§ Instructions to follow: Your output is the lines from the first one to the one containing "Chart.defaults.color = '#595959';", repeated exactly, with images left out.

§ Source material:

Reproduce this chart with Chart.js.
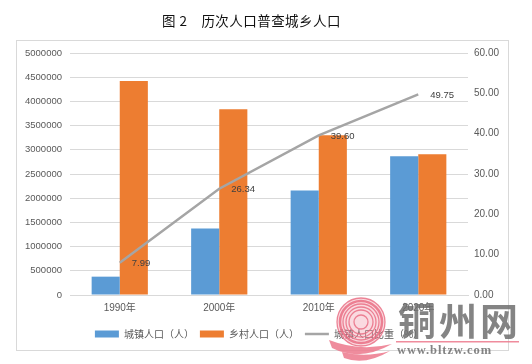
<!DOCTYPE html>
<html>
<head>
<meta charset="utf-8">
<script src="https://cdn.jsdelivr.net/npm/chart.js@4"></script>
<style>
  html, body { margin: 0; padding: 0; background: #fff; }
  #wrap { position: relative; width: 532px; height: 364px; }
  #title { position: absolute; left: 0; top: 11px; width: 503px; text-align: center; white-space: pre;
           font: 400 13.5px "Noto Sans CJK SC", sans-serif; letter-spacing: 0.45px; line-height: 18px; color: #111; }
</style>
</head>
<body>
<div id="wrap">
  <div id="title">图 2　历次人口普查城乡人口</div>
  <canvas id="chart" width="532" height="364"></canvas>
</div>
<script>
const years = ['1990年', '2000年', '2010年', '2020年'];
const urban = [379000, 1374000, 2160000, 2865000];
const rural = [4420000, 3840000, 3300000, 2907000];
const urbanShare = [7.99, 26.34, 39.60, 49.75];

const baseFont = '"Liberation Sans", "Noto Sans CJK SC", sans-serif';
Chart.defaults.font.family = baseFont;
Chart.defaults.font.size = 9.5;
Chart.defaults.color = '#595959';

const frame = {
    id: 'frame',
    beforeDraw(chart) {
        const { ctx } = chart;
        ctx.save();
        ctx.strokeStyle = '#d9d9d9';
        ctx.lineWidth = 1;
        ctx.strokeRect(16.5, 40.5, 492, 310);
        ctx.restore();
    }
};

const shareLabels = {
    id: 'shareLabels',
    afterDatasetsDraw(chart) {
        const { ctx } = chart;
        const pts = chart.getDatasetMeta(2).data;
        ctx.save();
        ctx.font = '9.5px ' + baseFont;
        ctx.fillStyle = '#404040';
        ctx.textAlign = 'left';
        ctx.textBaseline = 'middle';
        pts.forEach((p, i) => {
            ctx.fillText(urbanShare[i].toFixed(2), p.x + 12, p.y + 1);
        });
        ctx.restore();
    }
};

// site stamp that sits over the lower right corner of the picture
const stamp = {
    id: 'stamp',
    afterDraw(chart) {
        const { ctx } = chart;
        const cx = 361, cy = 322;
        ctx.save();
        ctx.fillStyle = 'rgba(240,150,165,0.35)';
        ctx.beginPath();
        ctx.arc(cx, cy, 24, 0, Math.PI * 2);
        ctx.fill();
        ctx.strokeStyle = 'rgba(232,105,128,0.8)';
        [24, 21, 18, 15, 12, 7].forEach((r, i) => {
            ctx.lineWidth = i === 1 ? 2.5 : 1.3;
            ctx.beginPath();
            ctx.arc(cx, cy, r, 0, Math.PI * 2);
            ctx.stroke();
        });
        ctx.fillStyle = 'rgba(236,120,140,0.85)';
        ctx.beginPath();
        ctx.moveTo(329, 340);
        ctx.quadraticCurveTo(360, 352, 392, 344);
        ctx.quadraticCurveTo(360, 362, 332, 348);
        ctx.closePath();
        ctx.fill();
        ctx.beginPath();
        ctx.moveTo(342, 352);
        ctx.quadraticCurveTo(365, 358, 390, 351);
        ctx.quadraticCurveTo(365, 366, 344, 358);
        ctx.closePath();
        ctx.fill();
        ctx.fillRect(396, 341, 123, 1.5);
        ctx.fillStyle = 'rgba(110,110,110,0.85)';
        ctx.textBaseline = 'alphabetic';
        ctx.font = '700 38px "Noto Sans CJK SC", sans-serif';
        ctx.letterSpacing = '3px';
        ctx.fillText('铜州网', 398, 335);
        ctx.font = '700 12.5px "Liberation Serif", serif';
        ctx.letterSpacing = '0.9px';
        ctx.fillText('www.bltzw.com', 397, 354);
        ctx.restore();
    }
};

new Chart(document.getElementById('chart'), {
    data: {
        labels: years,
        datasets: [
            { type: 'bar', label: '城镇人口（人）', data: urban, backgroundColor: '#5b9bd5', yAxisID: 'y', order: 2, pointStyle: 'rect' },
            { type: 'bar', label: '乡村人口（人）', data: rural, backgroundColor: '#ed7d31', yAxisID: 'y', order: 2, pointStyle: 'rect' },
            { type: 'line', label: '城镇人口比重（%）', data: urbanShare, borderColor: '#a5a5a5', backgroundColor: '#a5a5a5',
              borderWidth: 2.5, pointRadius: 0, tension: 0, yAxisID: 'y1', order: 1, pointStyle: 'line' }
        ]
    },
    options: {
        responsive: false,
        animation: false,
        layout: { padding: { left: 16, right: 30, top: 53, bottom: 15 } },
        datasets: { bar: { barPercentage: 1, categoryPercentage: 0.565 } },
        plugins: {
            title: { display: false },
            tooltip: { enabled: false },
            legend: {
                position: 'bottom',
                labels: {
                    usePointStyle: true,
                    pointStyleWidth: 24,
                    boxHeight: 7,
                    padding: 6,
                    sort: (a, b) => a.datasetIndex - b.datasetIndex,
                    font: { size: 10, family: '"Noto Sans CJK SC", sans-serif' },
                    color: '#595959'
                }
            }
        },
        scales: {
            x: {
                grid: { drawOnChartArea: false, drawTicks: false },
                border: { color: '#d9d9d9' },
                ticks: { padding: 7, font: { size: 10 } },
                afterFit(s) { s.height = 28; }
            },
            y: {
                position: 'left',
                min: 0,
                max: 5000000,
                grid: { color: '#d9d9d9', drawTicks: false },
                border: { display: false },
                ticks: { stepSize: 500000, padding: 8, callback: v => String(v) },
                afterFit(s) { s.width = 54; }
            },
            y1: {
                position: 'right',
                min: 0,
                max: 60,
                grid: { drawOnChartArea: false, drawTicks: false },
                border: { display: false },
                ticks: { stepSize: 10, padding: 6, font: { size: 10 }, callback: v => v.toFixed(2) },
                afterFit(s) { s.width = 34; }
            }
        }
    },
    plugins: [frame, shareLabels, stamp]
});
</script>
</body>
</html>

§ Exercise response:
Reproduce this chart with Chart.js.
<!DOCTYPE html>
<html>
<head>
<meta charset="utf-8">
<script src="https://cdn.jsdelivr.net/npm/chart.js@4"></script>
<style>
  html, body { margin: 0; padding: 0; background: #fff; }
  #wrap { position: relative; width: 532px; height: 364px; }
  #title { position: absolute; left: 0; top: 11px; width: 503px; text-align: center; white-space: pre;
           font: 400 13.5px "Noto Sans CJK SC", sans-serif; letter-spacing: 0.45px; line-height: 18px; color: #111; }
</style>
</head>
<body>
<div id="wrap">
  <div id="title">图 2　历次人口普查城乡人口</div>
  <canvas id="chart" width="532" height="364"></canvas>
</div>
<script>
const years = ['1990年', '2000年', '2010年', '2020年'];
const urban = [379000, 1374000, 2160000, 2865000];
const rural = [4420000, 3840000, 3300000, 2907000];
const urbanShare = [7.99, 26.34, 39.60, 49.75];

const baseFont = '"Liberation Sans", "Noto Sans CJK SC", sans-serif';
Chart.defaults.font.family = baseFont;
Chart.defaults.font.size = 9.5;
Chart.defaults.color = '#595959';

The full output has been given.